**GIVEN TASK:** Return verbatim everything from the first line through the line that contains "ax = fig.add_axes([0.112, 0.192, 0.888, 0.778])", and stop there.

**INPUT FOR THIS TASK:**
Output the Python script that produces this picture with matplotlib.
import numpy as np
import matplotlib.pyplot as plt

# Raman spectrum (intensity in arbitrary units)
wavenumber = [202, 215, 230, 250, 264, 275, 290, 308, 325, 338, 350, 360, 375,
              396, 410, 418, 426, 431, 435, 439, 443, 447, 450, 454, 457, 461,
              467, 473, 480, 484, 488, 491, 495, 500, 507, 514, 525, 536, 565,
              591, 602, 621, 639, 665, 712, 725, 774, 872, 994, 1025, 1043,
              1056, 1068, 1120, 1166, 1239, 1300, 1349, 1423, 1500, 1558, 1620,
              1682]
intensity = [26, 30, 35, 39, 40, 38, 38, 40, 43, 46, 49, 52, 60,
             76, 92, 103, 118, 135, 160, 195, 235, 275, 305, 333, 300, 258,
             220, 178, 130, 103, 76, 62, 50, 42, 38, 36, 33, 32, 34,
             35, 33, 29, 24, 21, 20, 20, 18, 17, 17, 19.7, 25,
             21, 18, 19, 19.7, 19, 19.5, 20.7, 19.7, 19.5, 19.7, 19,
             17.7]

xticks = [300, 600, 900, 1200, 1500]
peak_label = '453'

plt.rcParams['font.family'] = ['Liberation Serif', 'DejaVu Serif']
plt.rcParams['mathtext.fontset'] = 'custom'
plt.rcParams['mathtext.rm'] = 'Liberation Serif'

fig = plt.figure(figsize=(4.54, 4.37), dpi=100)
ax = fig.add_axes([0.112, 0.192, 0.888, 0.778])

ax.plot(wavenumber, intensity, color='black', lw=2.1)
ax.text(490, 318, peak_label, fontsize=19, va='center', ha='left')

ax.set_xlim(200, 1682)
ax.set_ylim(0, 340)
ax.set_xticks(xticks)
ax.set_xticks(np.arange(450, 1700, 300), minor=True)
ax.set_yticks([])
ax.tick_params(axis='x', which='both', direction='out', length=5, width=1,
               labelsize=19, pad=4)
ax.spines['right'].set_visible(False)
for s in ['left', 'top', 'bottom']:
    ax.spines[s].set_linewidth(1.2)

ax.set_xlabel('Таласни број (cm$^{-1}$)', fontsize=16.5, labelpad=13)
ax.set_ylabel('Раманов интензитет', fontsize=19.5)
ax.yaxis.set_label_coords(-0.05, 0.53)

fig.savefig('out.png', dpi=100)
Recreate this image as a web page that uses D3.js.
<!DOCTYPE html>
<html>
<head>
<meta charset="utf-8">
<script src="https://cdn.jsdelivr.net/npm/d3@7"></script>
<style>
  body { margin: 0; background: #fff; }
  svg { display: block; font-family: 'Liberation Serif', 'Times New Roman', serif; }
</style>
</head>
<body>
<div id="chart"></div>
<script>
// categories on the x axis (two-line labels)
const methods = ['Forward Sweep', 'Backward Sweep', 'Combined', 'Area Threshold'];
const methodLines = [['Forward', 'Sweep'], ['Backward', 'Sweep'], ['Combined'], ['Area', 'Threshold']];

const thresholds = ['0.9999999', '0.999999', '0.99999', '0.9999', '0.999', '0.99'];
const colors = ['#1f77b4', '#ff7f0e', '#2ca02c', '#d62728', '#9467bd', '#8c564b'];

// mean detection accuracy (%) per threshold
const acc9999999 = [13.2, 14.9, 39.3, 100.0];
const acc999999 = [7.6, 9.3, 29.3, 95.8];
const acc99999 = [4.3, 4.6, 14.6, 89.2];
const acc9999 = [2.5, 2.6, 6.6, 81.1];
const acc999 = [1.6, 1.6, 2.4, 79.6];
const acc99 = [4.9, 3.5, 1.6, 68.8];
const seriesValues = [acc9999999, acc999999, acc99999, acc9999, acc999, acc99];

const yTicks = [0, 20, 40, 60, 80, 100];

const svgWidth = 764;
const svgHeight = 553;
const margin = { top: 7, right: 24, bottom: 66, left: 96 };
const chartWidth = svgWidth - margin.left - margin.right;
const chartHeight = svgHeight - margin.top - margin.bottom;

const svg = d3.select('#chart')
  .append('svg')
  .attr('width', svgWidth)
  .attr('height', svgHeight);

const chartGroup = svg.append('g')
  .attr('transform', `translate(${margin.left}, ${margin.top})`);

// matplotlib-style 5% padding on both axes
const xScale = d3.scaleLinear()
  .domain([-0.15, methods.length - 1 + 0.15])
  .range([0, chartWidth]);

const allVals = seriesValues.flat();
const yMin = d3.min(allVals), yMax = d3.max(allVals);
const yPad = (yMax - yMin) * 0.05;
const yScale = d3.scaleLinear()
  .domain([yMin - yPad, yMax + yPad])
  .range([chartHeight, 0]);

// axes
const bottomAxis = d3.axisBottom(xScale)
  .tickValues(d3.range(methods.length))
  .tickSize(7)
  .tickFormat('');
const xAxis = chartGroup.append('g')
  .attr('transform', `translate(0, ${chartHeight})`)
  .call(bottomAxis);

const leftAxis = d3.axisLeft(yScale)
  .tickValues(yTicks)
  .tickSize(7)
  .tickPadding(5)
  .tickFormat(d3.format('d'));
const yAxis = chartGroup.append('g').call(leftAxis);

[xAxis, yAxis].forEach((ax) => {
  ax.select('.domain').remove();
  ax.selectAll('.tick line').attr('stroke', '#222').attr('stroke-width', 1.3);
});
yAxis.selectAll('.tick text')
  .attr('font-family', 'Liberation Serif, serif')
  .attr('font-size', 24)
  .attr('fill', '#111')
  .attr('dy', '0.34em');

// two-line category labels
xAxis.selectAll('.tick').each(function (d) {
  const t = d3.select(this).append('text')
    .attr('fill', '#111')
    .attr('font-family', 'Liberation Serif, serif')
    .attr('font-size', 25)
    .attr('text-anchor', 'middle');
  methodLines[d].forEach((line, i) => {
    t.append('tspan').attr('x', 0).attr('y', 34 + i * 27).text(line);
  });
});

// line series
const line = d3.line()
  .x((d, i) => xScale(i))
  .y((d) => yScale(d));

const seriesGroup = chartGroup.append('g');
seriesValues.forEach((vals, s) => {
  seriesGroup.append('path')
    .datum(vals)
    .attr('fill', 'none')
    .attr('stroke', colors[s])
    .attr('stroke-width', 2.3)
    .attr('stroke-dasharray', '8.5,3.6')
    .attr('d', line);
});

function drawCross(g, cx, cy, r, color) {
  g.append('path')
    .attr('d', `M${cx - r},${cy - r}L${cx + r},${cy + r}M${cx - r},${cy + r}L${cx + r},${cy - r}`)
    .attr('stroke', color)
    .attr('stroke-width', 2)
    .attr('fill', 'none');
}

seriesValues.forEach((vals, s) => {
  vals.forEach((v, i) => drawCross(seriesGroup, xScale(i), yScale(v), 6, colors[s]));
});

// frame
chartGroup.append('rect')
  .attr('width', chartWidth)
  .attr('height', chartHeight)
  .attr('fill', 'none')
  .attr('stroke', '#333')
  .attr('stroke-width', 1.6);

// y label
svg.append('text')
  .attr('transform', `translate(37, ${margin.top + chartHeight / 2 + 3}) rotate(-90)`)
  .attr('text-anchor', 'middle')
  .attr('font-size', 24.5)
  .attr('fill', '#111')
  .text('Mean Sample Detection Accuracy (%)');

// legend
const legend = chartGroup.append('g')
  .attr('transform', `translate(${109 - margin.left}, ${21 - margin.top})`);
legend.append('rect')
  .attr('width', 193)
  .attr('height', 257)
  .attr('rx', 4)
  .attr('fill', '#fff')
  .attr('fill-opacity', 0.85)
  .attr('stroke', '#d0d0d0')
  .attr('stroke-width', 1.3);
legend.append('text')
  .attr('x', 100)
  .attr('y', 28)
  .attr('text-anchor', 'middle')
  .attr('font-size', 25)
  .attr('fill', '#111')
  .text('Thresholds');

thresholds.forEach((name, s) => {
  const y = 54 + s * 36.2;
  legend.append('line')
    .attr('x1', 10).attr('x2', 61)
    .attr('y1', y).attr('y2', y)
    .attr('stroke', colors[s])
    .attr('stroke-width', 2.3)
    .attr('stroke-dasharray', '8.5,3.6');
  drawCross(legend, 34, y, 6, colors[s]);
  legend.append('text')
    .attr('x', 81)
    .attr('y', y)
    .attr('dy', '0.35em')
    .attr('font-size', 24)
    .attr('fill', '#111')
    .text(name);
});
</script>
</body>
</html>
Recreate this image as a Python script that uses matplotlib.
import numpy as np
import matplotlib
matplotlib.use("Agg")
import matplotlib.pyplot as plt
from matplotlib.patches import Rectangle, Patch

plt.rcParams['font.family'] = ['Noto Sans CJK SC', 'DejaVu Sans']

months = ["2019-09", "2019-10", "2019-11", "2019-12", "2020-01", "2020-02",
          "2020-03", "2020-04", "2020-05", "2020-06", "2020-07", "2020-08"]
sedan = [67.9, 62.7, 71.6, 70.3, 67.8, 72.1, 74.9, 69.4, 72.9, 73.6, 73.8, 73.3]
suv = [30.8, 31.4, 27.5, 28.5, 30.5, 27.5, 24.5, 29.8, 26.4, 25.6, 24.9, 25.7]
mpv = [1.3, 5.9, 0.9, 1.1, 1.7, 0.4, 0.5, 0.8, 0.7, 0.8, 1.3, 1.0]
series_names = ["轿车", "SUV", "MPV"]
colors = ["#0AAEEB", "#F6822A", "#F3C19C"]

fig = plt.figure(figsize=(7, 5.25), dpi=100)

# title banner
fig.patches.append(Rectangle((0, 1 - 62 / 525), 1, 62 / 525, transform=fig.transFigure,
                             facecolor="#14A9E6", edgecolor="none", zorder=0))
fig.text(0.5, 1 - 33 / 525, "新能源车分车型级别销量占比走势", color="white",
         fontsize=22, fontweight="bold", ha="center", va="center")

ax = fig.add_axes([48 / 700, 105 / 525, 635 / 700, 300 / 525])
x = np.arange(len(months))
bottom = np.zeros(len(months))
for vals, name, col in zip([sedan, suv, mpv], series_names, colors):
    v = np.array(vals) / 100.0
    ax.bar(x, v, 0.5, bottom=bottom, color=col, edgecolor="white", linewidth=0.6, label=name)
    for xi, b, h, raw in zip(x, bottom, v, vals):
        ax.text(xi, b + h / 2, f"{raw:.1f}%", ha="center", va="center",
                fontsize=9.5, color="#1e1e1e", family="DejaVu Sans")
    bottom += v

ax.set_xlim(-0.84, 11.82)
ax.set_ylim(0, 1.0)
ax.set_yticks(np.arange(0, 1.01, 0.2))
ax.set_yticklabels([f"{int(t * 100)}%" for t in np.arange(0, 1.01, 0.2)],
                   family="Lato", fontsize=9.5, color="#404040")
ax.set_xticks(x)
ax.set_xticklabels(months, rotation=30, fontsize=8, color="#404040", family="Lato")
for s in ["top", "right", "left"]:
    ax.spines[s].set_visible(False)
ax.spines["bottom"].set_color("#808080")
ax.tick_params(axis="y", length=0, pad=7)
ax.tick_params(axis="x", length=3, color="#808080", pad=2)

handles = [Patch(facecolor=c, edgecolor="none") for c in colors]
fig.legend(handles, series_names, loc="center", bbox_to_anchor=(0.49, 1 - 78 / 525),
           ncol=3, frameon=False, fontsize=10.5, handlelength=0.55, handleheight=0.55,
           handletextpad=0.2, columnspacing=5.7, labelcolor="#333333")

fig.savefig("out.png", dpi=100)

**SOLUTION FOR THIS PROBLEM:**
Output the Python script that produces this picture with matplotlib.
import numpy as np
import matplotlib.pyplot as plt

# Raman spectrum (intensity in arbitrary units)
wavenumber = [202, 215, 230, 250, 264, 275, 290, 308, 325, 338, 350, 360, 375,
              396, 410, 418, 426, 431, 435, 439, 443, 447, 450, 454, 457, 461,
              467, 473, 480, 484, 488, 491, 495, 500, 507, 514, 525, 536, 565,
              591, 602, 621, 639, 665, 712, 725, 774, 872, 994, 1025, 1043,
              1056, 1068, 1120, 1166, 1239, 1300, 1349, 1423, 1500, 1558, 1620,
              1682]
intensity = [26, 30, 35, 39, 40, 38, 38, 40, 43, 46, 49, 52, 60,
             76, 92, 103, 118, 135, 160, 195, 235, 275, 305, 333, 300, 258,
             220, 178, 130, 103, 76, 62, 50, 42, 38, 36, 33, 32, 34,
             35, 33, 29, 24, 21, 20, 20, 18, 17, 17, 19.7, 25,
             21, 18, 19, 19.7, 19, 19.5, 20.7, 19.7, 19.5, 19.7, 19,
             17.7]

xticks = [300, 600, 900, 1200, 1500]
peak_label = '453'

plt.rcParams['font.family'] = ['Liberation Serif', 'DejaVu Serif']
plt.rcParams['mathtext.fontset'] = 'custom'
plt.rcParams['mathtext.rm'] = 'Liberation Serif'

fig = plt.figure(figsize=(4.54, 4.37), dpi=100)
ax = fig.add_axes([0.112, 0.192, 0.888, 0.778])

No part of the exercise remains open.